Breastfeeding with Thrush

Breast and nipple thrush can cause intense pain if not treated early. Lactation expert, Rebecca Agi, discusses symptoms, causes and treatment.


Are you experiencing deep, stabbing breast pain during or after feedings? Are your breasts shiny, flaky, blistered or red? Do you notice creamy white spots on the inside of your baby’s cheeks, or on the tongue, gums or lips? Or a diaper rash that over-the-counter remedies won’t resolve? Unfortunately, these are common signs of thrush. If you’ve answered, “yes” to two or more of these questions, you’ll want to contact your healthcare provider for assessment and treatment. The good news is that proper treatment can soon help get you and your tot back to painless nursing.

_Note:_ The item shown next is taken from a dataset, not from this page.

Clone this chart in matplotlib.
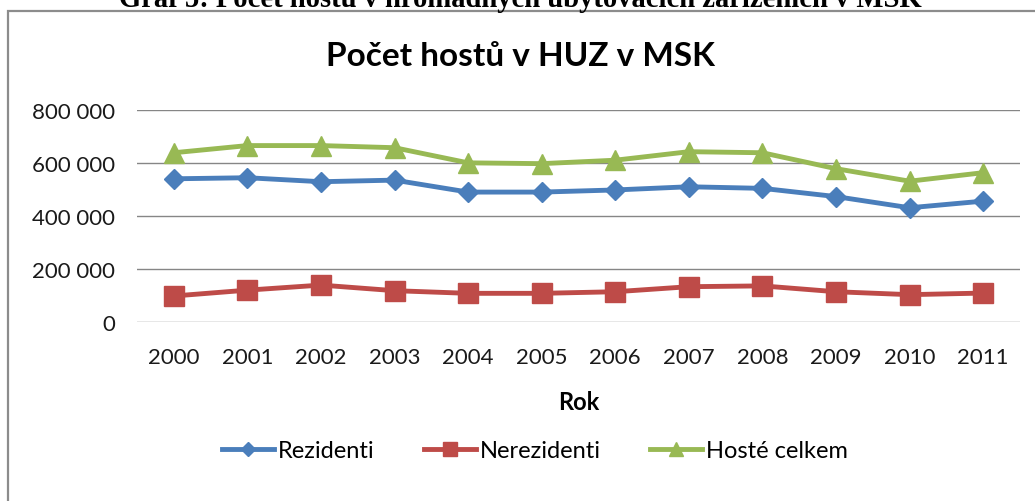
import matplotlib
matplotlib.use("Agg")
import matplotlib.pyplot as plt
from matplotlib.patches import Rectangle
from matplotlib.ticker import FuncFormatter

plt.rcParams['font.family'] = ['Lato', 'DejaVu Sans']

# data
years = ["2000", "2001", "2002", "2003", "2004", "2005",
         "2006", "2007", "2008", "2009", "2010", "2011"]
rezidenti = [540000, 544000, 529000, 535000, 490000, 490000,
             498000, 510000, 504000, 473000, 431000, 456000]
nerezidenti = [99000, 121000, 140000, 119000, 109000, 109000,
               115000, 134000, 137000, 115000, 104000, 110000]
hoste_celkem = [638000, 665000, 665000, 657000, 600000, 597000,
                610000, 642000, 638000, 578000, 531000, 563000]
y_ticks = [0, 200000, 400000, 600000, 800000]

W, H = 1035, 502
fig = plt.figure(figsize=(W / 100, H / 100), dpi=100)

# caption above the chart (cut off at the top, as in the source)
fig.text(520 / W, 1 - 7 / H, "Graf 5: Počet hostů v hromadných ubytovacích zařízeních v MSK",
         ha="center", va="baseline", fontsize=20.6, fontweight="bold",
         family=["Liberation Serif", "DejaVu Serif"], color="black")

# chart frame
frame = Rectangle((8 / W, -0.1), 1.2, 1 - 12 / H + 0.1,
                  transform=fig.transFigure, facecolor="white",
                  edgecolor="#8c8c8c", linewidth=1.6, zorder=-1)
fig.patches.append(frame)

ax = fig.add_axes([137 / W, 1 - 323.3 / H, (1020 - 137) / W, (323.3 - 110.7) / H])
ax.set_facecolor("none")
x = range(len(years))
ax.plot(x, rezidenti, color="#4A7EBB", lw=3.5, marker="D", ms=10, label="Rezidenti")
ax.plot(x, nerezidenti, color="#BE4B48", lw=3.5, marker="s", ms=14.5, label="Nerezidenti")
ax.plot(x, hoste_celkem, color="#98B954", lw=3.5, marker="^", ms=15, label="Hosté celkem")

ax.set_xlim(-0.5, len(years) - 0.5)
ax.set_ylim(0, 800000)
ax.set_yticks(y_ticks)
ax.yaxis.set_major_formatter(FuncFormatter(lambda v, p: f"{int(v):,}".replace(",", " ")))
ax.set_xticks(list(x))
ax.set_xticklabels(years)
ax.grid(axis="y", color="#868686", lw=1)
ax.set_axisbelow(True)
for s in ax.spines.values():
    s.set_visible(False)
ax.tick_params(axis="both", length=0, labelsize=16, colors="#1a1a1a")
ax.tick_params(axis="y", pad=16)
ax.tick_params(axis="x", pad=18)

ax.set_xlabel("Rok", fontsize=17, fontweight="bold", labelpad=16)

fig.text(520 / W, 1 - 57 / H, "Počet hostů v HUZ v MSK", ha="center", va="center",
         fontsize=24, fontweight="bold")

fig.legend(loc="center", bbox_to_anchor=(535 / W, 1 - 452 / H), ncol=3, frameon=False,
           fontsize=17, handlelength=2.2, handletextpad=0.15, columnspacing=2.1,
           markerscale=0.7)

fig.savefig("out.png", dpi=100)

There are just a few things you should know in advance to help treat thrush and minimize the chance of reinfection.

What Is Thrush?

Thrush is a yeast infection caused by the fungus Candida. Even though yeasts are normal inhabitants of the skin, mouth, digestive tract and vagina, sometimes there’s too much and the result is a thrush infection. These organisms thrive in warm and moist environments (like your bra) and under certain conditions they multiply excessively, causing pain, itching and irritation. Nursing mothers with thrush often experience deep nipple or breast pain, cracks in the nipple where the nipple and areola meet, and/or a blistered rash around the areola. A baby with thrush can have an infected mouth that shows creamy white patches. Feedings can be uncomfortable and challenging. Sometimes, however, there are no apparent symptoms.

How to Treat Thrush

Thrush spreads easily. The spores linger on skin and in clothing, so both you and your baby need to be treated simultaneously, even if one of you is not showing symptoms. In addition to medical treatment, proper hygiene and diet could reduce the likelihood of spreading or reintroducing the infection.

Medical Treatment

  • Oral thrush is usually treated with liquids or gels that are applied to the affected areas in the baby’s mouth. Do not put the medicine dropper in the baby’s mouth where it could pick up the infection. Instead, apply the liquid or gel with a Q-tip or disposable swab.
  • Nipple thrush is often treated with Nystatin cream though your healthcare provider might prescribe an oral antifungal medication like Diflucan (fluconazole), depending on the severity of the infection.
  • Complete the full course of medication even if symptoms resolve earlier. Certain medications need to be used for a certain length of time to fully clear an infection.

Proper Hygiene

  • Hand washing is essential for you and your baby. Be sure to use paper towels for drying and dispose them after use.
  • When applying oral liquids, gels, or creams, use disposable swabs and wash your hands before and after application.
  • Keep your bras clean and change into a fresh one every day.
  • Avoid breast pads or choose disposable ones and discard after each use.
  • Boil all pacifiers, bottles, nipples, and pump parts for 20 minutes each day.
  • If anything comes into contact with the affected area, wash it thoroughly in hot water.
  • If you have a thrush infection, do not pump and store milk for later. While it is safe to continue breastfeeding and feeding your baby your milk, Candida spores can survive being frozen and can reinfect your baby later.


Eating a balanced diet and drinking ample water is always important when fighting an infection. Studies show that consuming large amounts of refined carbohydrate can exacerbate symptoms of thrush. Limit your intake of dairy products, sugary foods, artificial sweeteners, alcohol and caffeine, if possible.

As always, discuss your symptoms with your healthcare provider before beginning any medical treatment. If thrush is suspected, your healthcare provider will select the appropriate treatment for you and your tot. With proper treatment, many mothers and babies overcome thrush and continue their breastfeeding journey.